■ **WRITTEN REQUEST**:
Leave out any picture and return the remaining listing below exactly as given.

■ **COLLECTED DATA**:
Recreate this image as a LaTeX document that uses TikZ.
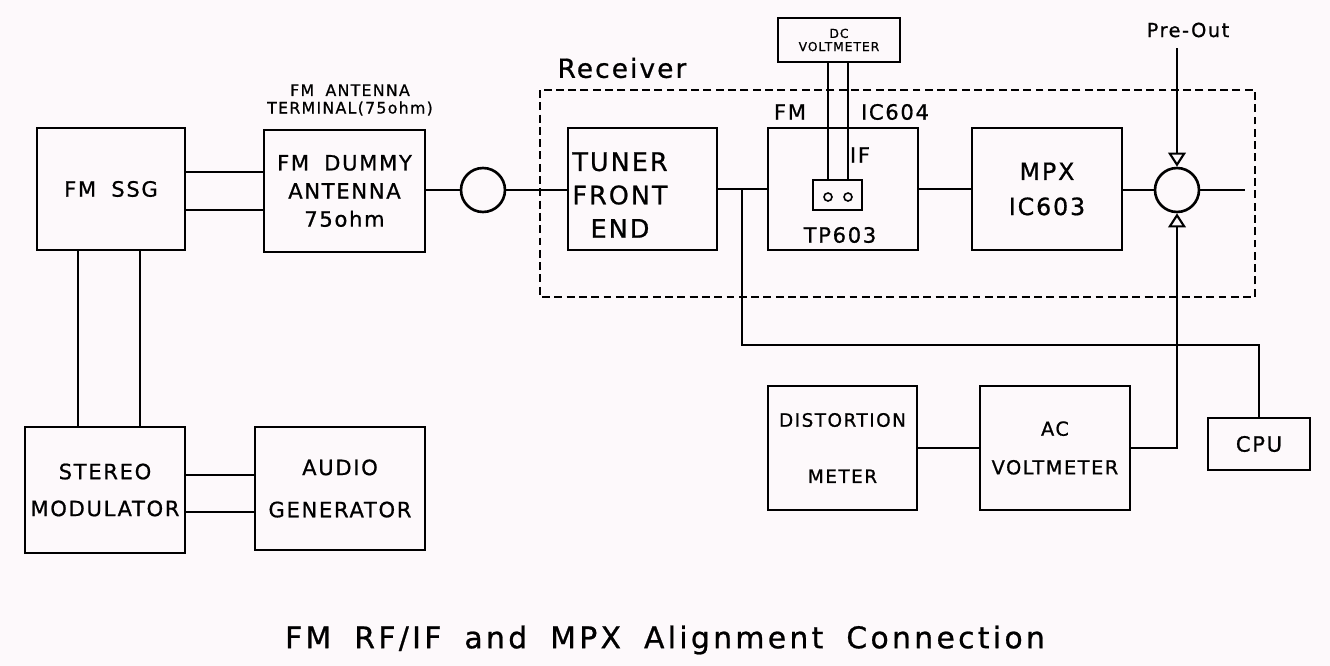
\documentclass[tikz,border=0pt]{standalone}
\usepackage{fontspec}
\setmainfont{DejaVu Sans}[LetterSpace=8, WordSpace=1.8, FakeBold=0.8]
\newfontfamily\capfont{DejaVu Sans}[LetterSpace=11, WordSpace=1.8, FakeBold=0.8]
\usetikzlibrary{arrows.meta,calc}

\begin{document}
\begin{tikzpicture}[x=0.02cm, y=-0.02cm, line width=1.5pt, every node/.style={font=\fontsize{12}{17}\selectfont}, blk/.style={draw, align=center, inner sep=0pt}, ring/.style={draw, circle, minimum size=0.88cm, inner sep=0pt}, tip/.style={-{Triangle[open, length=8pt, width=10pt, line width=1.2pt]}}, small/.style={font=\fontsize{9}{11}\selectfont}]
\definecolor{Sheet}{HTML}{FDF9FB}
\fill[Sheet] (0,0) rectangle (1330,666); \useasboundingbox (0,0) rectangle (1330,666);
% generator side
\node[blk, minimum width=2.96cm, minimum height=2.44cm] (ssg) at (111,189) {FM SSG};
\node[blk, minimum width=3.22cm, minimum height=2.44cm, font=\fontsize{12}{16}\selectfont] (dummy) at (344.5,191) {FM DUMMY\\ANTENNA\\75ohm};
\node[align=center, font=\fontsize{9}{10}\selectfont] (term) at (350,100) {FM ANTENNA\\TERMINAL(75ohm)};
\node[blk, minimum width=3.2cm, minimum height=2.52cm, font=\fontsize{12}{21}\selectfont] (stereo) at (105,490) {STEREO\\MODULATOR};
\node[blk, minimum width=3.4cm, minimum height=2.46cm, font=\fontsize{12}{24}\selectfont] (audio) at (340,488.5) {AUDIO\\GENERATOR};
\node[ring] (ant) at (483,190) {};
% receiver
\draw[dash pattern=on 4.5pt off 2.5pt] (540,90) rectangle (1255,297);
\node[font=\fontsize{15}{18}\selectfont] (rcv) at (622,68) {Receiver};
\node[draw, minimum width=2.98cm, minimum height=2.44cm] (tuner) at (642.5,189) {};
\node[align=center, font=\fontsize{14.5}{19}\selectfont] at (620,195) {TUNER\\FRONT\\END};
\node[draw, minimum width=3cm, minimum height=2.44cm] (fmif) at (843,189) {};
\node (fm) at (790,112) {FM}; \node (ic604) at (895,112) {IC604}; \node (ifl) at (860,155) {IF};
\node[draw, minimum width=0.98cm, minimum height=0.6cm] (tp) at (837.5,195) {};
\node[draw, circle, minimum size=0.16cm, inner sep=0pt, line width=0.9pt] (p1) at (828,197) {};
\node[draw, circle, minimum size=0.16cm, inner sep=0pt, line width=0.9pt] (p2) at (848,197) {};
\node (tpl) at (840,235) {TP603};
\node[blk, minimum width=2.44cm, minimum height=0.88cm, font=\fontsize{7}{7.5}\selectfont] (dcv) at (839,40) {DC\\VOLTMETER};
\node[blk, minimum width=3cm, minimum height=2.44cm, font=\fontsize{13.5}{20}\selectfont] (mpx) at (1047,189) {MPX\\IC603};
\node[ring] (mix) at (1177,190) {};
\node[font=\fontsize{11}{13}\selectfont] (pre) at (1188,30) {Pre-Out};
\coordinate (preend) at (1177,48); \coordinate (outend) at (1245,190);
% meters
\node[blk, minimum width=2.98cm, minimum height=2.48cm, font=\fontsize{10.5}{32}\selectfont] (dist) at (842.5,448) {DISTORTION\\METER};
\node[blk, minimum width=3cm, minimum height=2.48cm, font=\fontsize{11}{22}\selectfont] (acv) at (1055,448) {AC\\VOLTMETER};
\node[blk, minimum width=2.04cm, minimum height=1.04cm] (cpu) at (1259,444) {CPU};
\coordinate (tap) at (742,190); \coordinate (bus) at (1257,345);
% connections
\draw ([yshift=0.34cm]ssg.east) -- ([yshift=0.34cm]ssg.east -| dummy.west);
\draw ([yshift=-0.42cm]ssg.east) -- ([yshift=-0.42cm]ssg.east -| dummy.west);
\draw ([xshift=-0.66cm]ssg.south) -- ([xshift=-0.66cm]ssg.south |- stereo.north);
\draw ([xshift=0.58cm]ssg.south) -- ([xshift=0.58cm]ssg.south |- stereo.north);
\draw ([yshift=0.3cm]stereo.east) -- ([yshift=0.3cm]stereo.east -| audio.west);
\draw ([yshift=-0.44cm]stereo.east) -- ([yshift=-0.44cm]stereo.east -| audio.west);
\draw (dummy.east |- ant) -- (ant); \draw (ant) -- (ant -| tuner.west);
\draw (tuner.east |- fmif) -- (fmif.west); \draw (fmif.east) -- (mpx.west |- fmif.east);
\draw (mpx.east |- mix) -- (mix.west); \draw (mix.east) -- (outend);
\draw (p1 |- dcv.south) -- (p1 |- tp.north); \draw (p2 |- dcv.south) -- (p2 |- tp.north);
\draw[tip] (preend) -- (mix.north);
\draw[tip] (acv.east) -| (mix.south);
\draw (dist.east) -- (acv.west);
\draw (tap) |- (bus -| cpu.north) -- (cpu.north);
\node[font=\capfont\fontsize{17}{20}\selectfont] (title) at (665,640) {FM RF/IF and MPX Alignment Connection};
\end{tikzpicture}
\end{document}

■ **THE OUTPUT**:
Recreate this image as a LaTeX document that uses TikZ.
\documentclass[tikz,border=0pt]{standalone}
\usepackage{fontspec}
\setmainfont{DejaVu Sans}[LetterSpace=8, WordSpace=1.8, FakeBold=0.8]
\newfontfamily\capfont{DejaVu Sans}[LetterSpace=11, WordSpace=1.8, FakeBold=0.8]
\usetikzlibrary{arrows.meta,calc}

\begin{document}
\begin{tikzpicture}[x=0.02cm, y=-0.02cm, line width=1.5pt, every node/.style={font=\fontsize{12}{17}\selectfont}, blk/.style={draw, align=center, inner sep=0pt}, ring/.style={draw, circle, minimum size=0.88cm, inner sep=0pt}, tip/.style={-{Triangle[open, length=8pt, width=10pt, line width=1.2pt]}}, small/.style={font=\fontsize{9}{11}\selectfont}]
\definecolor{Sheet}{HTML}{FDF9FB}
\fill[Sheet] (0,0) rectangle (1330,666); \useasboundingbox (0,0) rectangle (1330,666);
% generator side
\node[blk, minimum width=2.96cm, minimum height=2.44cm] (ssg) at (111,189) {FM SSG};
\node[blk, minimum width=3.22cm, minimum height=2.44cm, font=\fontsize{12}{16}\selectfont] (dummy) at (344.5,191) {FM DUMMY\\ANTENNA\\75ohm};
\node[align=center, font=\fontsize{9}{10}\selectfont] (term) at (350,100) {FM ANTENNA\\TERMINAL(75ohm)};
\node[blk, minimum width=3.2cm, minimum height=2.52cm, font=\fontsize{12}{21}\selectfont] (stereo) at (105,490) {STEREO\\MODULATOR};
\node[blk, minimum width=3.4cm, minimum height=2.46cm, font=\fontsize{12}{24}\selectfont] (audio) at (340,488.5) {AUDIO\\GENERATOR};
\node[ring] (ant) at (483,190) {};
% receiver
\draw[dash pattern=on 4.5pt off 2.5pt] (540,90) rectangle (1255,297);
\node[font=\fontsize{15}{18}\selectfont] (rcv) at (622,68) {Receiver};
\node[draw, minimum width=2.98cm, minimum height=2.44cm] (tuner) at (642.5,189) {};
\node[align=center, font=\fontsize{14.5}{19}\selectfont] at (620,195) {TUNER\\FRONT\\END};
\node[draw, minimum width=3cm, minimum height=2.44cm] (fmif) at (843,189) {};
\node (fm) at (790,112) {FM}; \node (ic604) at (895,112) {IC604}; \node (ifl) at (860,155) {IF};
\node[draw, minimum width=0.98cm, minimum height=0.6cm] (tp) at (837.5,195) {};
\node[draw, circle, minimum size=0.16cm, inner sep=0pt, line width=0.9pt] (p1) at (828,197) {};
\node[draw, circle, minimum size=0.16cm, inner sep=0pt, line width=0.9pt] (p2) at (848,197) {};
\node (tpl) at (840,235) {TP603};
\node[blk, minimum width=2.44cm, minimum height=0.88cm, font=\fontsize{7}{7.5}\selectfont] (dcv) at (839,40) {DC\\VOLTMETER};
\node[blk, minimum width=3cm, minimum height=2.44cm, font=\fontsize{13.5}{20}\selectfont] (mpx) at (1047,189) {MPX\\IC603};
\node[ring] (mix) at (1177,190) {};
\node[font=\fontsize{11}{13}\selectfont] (pre) at (1188,30) {Pre-Out};
\coordinate (preend) at (1177,48); \coordinate (outend) at (1245,190);
% meters
\node[blk, minimum width=2.98cm, minimum height=2.48cm, font=\fontsize{10.5}{32}\selectfont] (dist) at (842.5,448) {DISTORTION\\METER};
\node[blk, minimum width=3cm, minimum height=2.48cm, font=\fontsize{11}{22}\selectfont] (acv) at (1055,448) {AC\\VOLTMETER};
\node[blk, minimum width=2.04cm, minimum height=1.04cm] (cpu) at (1259,444) {CPU};
\coordinate (tap) at (742,190); \coordinate (bus) at (1257,345);
% connections
\draw ([yshift=0.34cm]ssg.east) -- ([yshift=0.34cm]ssg.east -| dummy.west);
\draw ([yshift=-0.42cm]ssg.east) -- ([yshift=-0.42cm]ssg.east -| dummy.west);
\draw ([xshift=-0.66cm]ssg.south) -- ([xshift=-0.66cm]ssg.south |- stereo.north);
\draw ([xshift=0.58cm]ssg.south) -- ([xshift=0.58cm]ssg.south |- stereo.north);
\draw ([yshift=0.3cm]stereo.east) -- ([yshift=0.3cm]stereo.east -| audio.west);
\draw ([yshift=-0.44cm]stereo.east) -- ([yshift=-0.44cm]stereo.east -| audio.west);
\draw (dummy.east |- ant) -- (ant); \draw (ant) -- (ant -| tuner.west);
\draw (tuner.east |- fmif) -- (fmif.west); \draw (fmif.east) -- (mpx.west |- fmif.east);
\draw (mpx.east |- mix) -- (mix.west); \draw (mix.east) -- (outend);
\draw (p1 |- dcv.south) -- (p1 |- tp.north); \draw (p2 |- dcv.south) -- (p2 |- tp.north);
\draw[tip] (preend) -- (mix.north);
\draw[tip] (acv.east) -| (mix.south);
\draw (dist.east) -- (acv.west);
\draw (tap) |- (bus -| cpu.north) -- (cpu.north);
\node[font=\capfont\fontsize{17}{20}\selectfont] (title) at (665,640) {FM RF/IF and MPX Alignment Connection};
\end{tikzpicture}
\end{document}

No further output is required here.